Card Caper by University Games
We found another interesting hybrid card game at the same thrift shop as last post, just 6 weeks later. By "hybrid", I mean it combines a regular deck of cards with some other major game mechanic. In this case, Card Caper by University Games is simply a game of trying to guess your opponent's card. It starts with each player choosing a secret card, and the rest of the cards are dealt out to all players. Then, each player puts one card from their hand under each section of their side of the board, so you will end up playing a card of a different suit, a card that's higher than your card, a card that's lower than your card, and a card with a different value.
Once set up, you takes turns rolling a die and moving a piece around the circular board, which tells you what action you can take on your turn. If the board says "higher card", you have to play another card in your "higher card" area, and so on. If the board says "Guess", you get to guess an opponent's card. "Ask and Guess" means you can ask a player to play a card in one of their four slots and then you get to guess their card.
That's all fairly simple, and we played the first round by just making wild guesses. But it turns out there are a lot more clues on those face-up cards than we realized at first. You want to give as few hints as possible with those first four cards you show. There's not much about different suit or different card between one card or another, but the high and low cards really help reduce the number of possible cards you might have, so after two rounds we found ourselves always starting an A for our lower card and K for higher card, which is the least helpful pair of clues available. But after playing a few more of those low or high cards, the game naturally starts to narrow down the choices.
A neat twist is that if you make a guess and fail, some player has to find the card your guessed and put it face up on top of their hidden card, so the whole history of guesses gets encoded in the layout.

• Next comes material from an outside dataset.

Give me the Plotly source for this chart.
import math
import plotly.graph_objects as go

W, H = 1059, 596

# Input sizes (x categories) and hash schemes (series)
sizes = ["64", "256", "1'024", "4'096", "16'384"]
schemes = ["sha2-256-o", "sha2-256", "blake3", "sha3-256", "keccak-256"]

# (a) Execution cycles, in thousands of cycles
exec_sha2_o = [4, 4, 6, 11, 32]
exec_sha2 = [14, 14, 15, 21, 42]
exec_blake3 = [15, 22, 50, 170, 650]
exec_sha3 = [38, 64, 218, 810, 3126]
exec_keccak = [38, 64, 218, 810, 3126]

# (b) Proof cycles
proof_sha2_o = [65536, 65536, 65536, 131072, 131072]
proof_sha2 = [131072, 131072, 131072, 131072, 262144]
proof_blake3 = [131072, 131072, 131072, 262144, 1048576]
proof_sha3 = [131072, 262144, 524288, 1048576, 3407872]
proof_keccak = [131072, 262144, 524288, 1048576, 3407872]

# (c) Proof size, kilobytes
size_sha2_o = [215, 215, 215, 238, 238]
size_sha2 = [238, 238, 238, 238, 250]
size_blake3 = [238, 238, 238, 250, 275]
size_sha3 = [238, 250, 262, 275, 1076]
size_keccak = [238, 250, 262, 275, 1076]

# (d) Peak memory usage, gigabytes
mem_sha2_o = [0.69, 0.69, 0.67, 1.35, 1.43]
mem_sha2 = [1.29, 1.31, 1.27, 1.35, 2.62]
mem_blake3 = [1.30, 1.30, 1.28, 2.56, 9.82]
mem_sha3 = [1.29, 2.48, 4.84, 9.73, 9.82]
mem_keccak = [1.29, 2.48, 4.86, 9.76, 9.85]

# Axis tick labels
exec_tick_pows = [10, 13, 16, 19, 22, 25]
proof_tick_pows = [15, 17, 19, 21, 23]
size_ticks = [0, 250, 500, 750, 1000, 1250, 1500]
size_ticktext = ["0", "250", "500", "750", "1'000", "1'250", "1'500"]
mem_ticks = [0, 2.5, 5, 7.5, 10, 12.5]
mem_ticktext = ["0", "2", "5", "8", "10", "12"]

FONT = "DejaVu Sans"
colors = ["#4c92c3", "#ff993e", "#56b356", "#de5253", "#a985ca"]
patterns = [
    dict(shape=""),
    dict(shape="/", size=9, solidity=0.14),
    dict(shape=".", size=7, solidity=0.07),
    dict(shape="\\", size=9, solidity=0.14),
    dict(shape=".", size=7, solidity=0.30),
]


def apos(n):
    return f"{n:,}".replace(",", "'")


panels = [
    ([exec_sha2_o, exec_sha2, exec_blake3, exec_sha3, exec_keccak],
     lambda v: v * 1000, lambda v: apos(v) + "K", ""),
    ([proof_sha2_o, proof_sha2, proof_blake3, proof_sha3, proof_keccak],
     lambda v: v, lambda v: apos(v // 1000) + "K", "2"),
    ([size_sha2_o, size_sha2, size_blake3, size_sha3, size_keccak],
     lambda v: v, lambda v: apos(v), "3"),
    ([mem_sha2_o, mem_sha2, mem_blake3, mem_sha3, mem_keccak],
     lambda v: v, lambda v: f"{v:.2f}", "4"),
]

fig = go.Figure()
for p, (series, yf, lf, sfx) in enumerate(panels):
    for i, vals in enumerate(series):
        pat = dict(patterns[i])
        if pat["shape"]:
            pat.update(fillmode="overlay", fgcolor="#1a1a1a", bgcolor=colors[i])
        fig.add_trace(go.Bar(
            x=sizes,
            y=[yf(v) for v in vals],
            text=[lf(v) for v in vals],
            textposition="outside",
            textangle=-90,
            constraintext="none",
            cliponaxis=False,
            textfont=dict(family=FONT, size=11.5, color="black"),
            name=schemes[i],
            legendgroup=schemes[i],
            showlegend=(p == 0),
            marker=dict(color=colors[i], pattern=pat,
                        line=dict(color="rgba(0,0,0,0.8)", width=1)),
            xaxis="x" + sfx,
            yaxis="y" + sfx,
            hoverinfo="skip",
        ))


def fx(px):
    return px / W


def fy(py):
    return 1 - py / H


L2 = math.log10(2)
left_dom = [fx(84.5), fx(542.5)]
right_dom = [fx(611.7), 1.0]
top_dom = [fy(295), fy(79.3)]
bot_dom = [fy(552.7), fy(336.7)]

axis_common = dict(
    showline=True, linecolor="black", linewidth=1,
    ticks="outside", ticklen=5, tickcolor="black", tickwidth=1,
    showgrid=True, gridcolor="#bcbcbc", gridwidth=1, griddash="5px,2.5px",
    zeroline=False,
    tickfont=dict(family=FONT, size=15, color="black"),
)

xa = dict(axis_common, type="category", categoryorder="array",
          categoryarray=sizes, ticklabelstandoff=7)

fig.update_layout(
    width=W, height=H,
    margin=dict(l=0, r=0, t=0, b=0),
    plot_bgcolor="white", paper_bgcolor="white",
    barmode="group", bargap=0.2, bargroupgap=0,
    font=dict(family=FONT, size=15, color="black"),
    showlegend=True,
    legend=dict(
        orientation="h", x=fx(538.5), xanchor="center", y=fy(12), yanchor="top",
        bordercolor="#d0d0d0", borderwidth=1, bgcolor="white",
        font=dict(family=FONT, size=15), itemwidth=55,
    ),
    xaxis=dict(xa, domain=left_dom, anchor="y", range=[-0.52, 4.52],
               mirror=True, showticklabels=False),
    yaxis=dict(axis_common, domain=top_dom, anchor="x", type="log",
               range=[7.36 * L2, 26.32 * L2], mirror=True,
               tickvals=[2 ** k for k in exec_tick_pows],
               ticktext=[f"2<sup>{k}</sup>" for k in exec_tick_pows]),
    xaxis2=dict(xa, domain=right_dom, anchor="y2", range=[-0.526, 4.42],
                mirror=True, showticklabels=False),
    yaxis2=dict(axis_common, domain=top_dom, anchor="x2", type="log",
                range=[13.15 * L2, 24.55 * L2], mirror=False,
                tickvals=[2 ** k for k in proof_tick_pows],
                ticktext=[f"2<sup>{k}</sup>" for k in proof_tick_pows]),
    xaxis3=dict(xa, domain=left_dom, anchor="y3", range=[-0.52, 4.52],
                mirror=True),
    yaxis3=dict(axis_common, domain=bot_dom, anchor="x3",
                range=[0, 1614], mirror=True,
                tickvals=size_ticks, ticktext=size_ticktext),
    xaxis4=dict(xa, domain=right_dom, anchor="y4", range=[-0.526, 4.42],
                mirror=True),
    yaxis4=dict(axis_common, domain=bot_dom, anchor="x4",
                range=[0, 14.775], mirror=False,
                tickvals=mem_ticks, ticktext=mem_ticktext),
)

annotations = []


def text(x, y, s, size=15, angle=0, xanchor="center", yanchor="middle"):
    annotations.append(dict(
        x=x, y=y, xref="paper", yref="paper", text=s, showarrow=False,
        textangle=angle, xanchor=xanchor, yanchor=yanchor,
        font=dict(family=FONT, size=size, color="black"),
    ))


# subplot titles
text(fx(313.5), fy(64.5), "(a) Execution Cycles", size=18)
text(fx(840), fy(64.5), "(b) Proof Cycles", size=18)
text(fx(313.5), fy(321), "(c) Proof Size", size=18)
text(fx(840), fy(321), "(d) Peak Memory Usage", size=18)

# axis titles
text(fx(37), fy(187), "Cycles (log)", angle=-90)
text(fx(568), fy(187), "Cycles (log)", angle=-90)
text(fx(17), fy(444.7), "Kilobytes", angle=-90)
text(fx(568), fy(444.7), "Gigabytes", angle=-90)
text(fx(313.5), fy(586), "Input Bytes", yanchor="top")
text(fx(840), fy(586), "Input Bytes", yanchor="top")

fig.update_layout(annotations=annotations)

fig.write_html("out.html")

Aside from the game board, the other hybrid element is that it comes with a score sheet where you can check off all the cards played and which guesses you have made. It was trying to be a hybrid with the kind of logic matrix puzzles we sometimes enjoy playing on our phones. We found it confusing at first, but after a few rounds, the score card made it too easy, as far as a two player game is concerned. When I did finally mark off all the visible cards, then the "not spades" would cross off a whole column and "not a 7" would cross off the rows of 7s, I would even put a little tick mark for the above and below cards, and the hidden card had to be one of the not-crossed-off cards between those tick marks. But we didn't need to do that anyway.
Anne had begun sorting her cards, so she could see right away how many 3s or 5s were left in play.
Note that having a secret card that's at the low or high end of the spectrum is a real handicap.
Here, I had a king as my secret card, so I couldn't play a higher card at all, which made it obvious that I had a king. And Anne guessed it on the very first guess because she had two kings showing and the third king was in her hand.
Scoring is a bit odd and we didn't bother with it. Technically, when you guess a player's secret card you score one point for all the cards in their secret card pile, so one for the secret card and one for each failed guess on top of it ... while the player whose card was NOT guessed scores 5. We just had fun playing and whoever guessed the other's card felt like the winner to us.
It would probably feel very different with more players, where the score card would matter because we could see which cards each player had played -- if they played a card it couldn't be their hidden card.
We didn't like the scoring sheets, and you would end up using one sheet PER ROUND (although I wrote very lightly and could erase my marks each time), so it seemed wasteful.
We agreed that this one was interesting and fun and worth keeping around for a while.